Remember when you were engaged or newly married? “I love you” was a common thing to say. We were feeling the joy of a new relationship and looking forward to all of the possibilities that God would provide in life. Then life began to take on a routine. Children may be added to the home and there is lot of work to do. Life can become hectic and sometimes frustrating. Often when that happens, the feelings of love are replaced by the feelings of a busy life.
Part of keeping things new, fresh and alive is telling your wife that you love her. It’s not enough to say, “You too!” after she tells you she loves you. Look her in the eye and tell her you love her. Do it frequently, purposefully and honestly.

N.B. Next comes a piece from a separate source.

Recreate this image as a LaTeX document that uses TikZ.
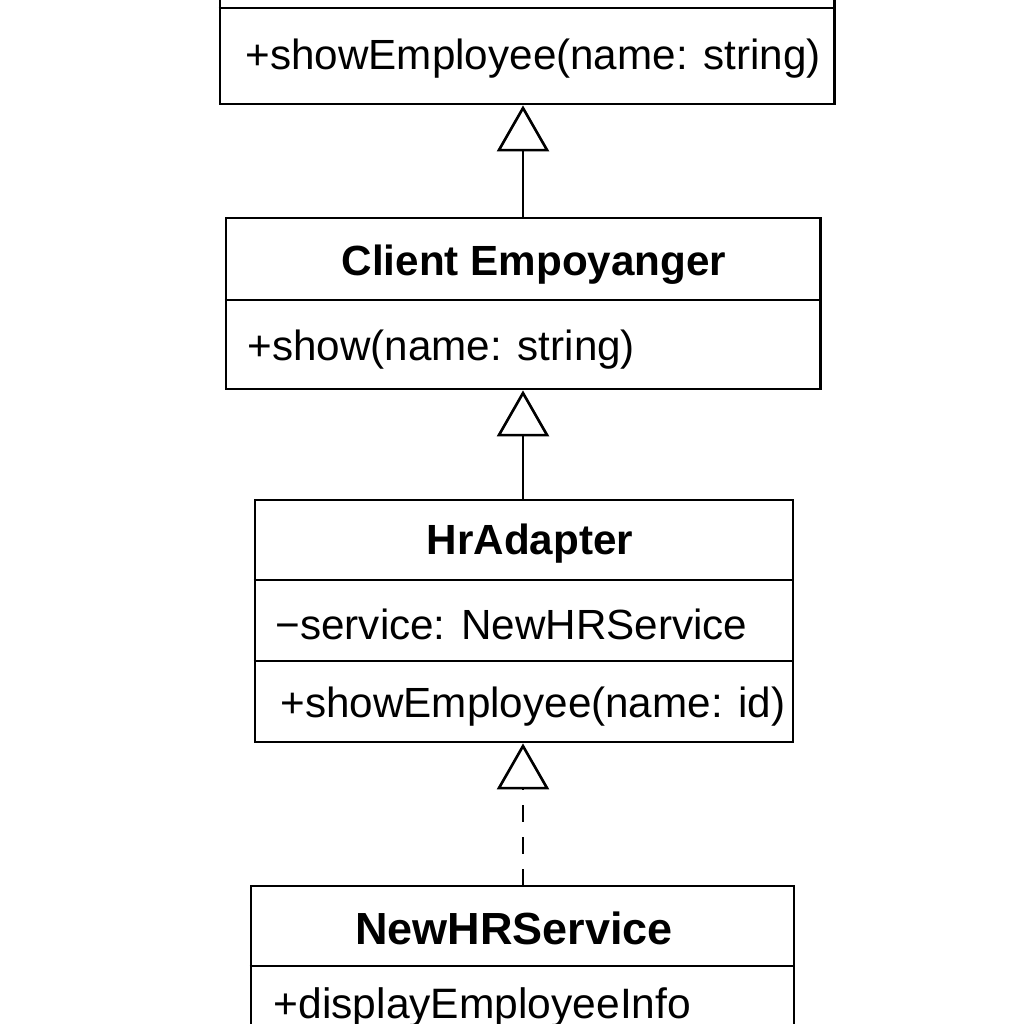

Say “Thank you” to your wife frequently. After each meal tell her thank you. Thank her when she brings you your dessert. Thank her for making the house a home. Thank her for her impact on the kids. Thank her for all the housework she does. Thank her for a romantic evening. Thank her for her godly example, her outreach to neighbors and anything else you can think of.

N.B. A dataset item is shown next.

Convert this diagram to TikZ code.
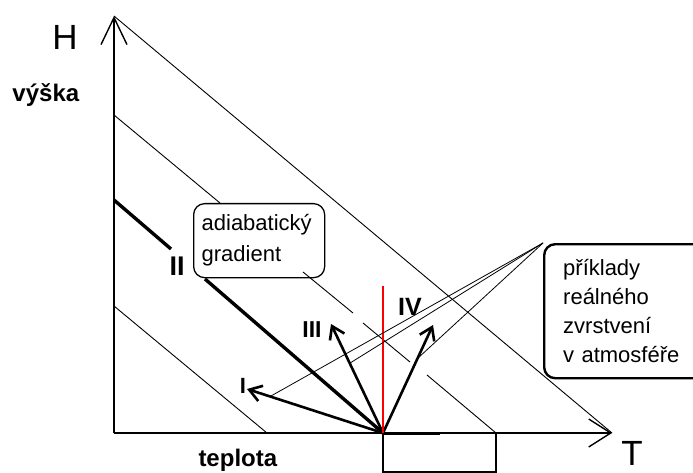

Men are notoriously bad at saying “I’m sorry.” When you have hurt her feelings, come home later than you planned, forgotten to call when you said you would, and for many other things, don’t fail to say you’re sorry. If your failure was especially grievous or frequent, ask her what you need to do to make it right. Say, “I’m sorry.”
What can I do to help?
It took me a long time to realize that my wife worked every bit as hard at her home responsibilities as I did at my job. For some reason, I felt that since I had put in a full day of work, I had the privilege of relaxing, reading or watching TV while she still had dishes to do or clothes to fold or children to care for through much of the evening. It finally dawned on me that we were in this as a team. If one of us wasn’t done, then we weren’t finished for the day yet.
So if you are sitting and relaxing watching your game or reading a book and your wife is busy with something, ask, “What can I do to help?” I often don’t like asking that question because there is enough work to do to keep both of us busy until bedtime. But it isn’t fair for one to have to work several more hours while the other is finished for the day. Learn to ask, “What can I do to help?”
These are four simple phrases to use frequently. If we learn to apply this principle, we will strengthen our marriages and glorify Christ by becoming the men God wants us to be.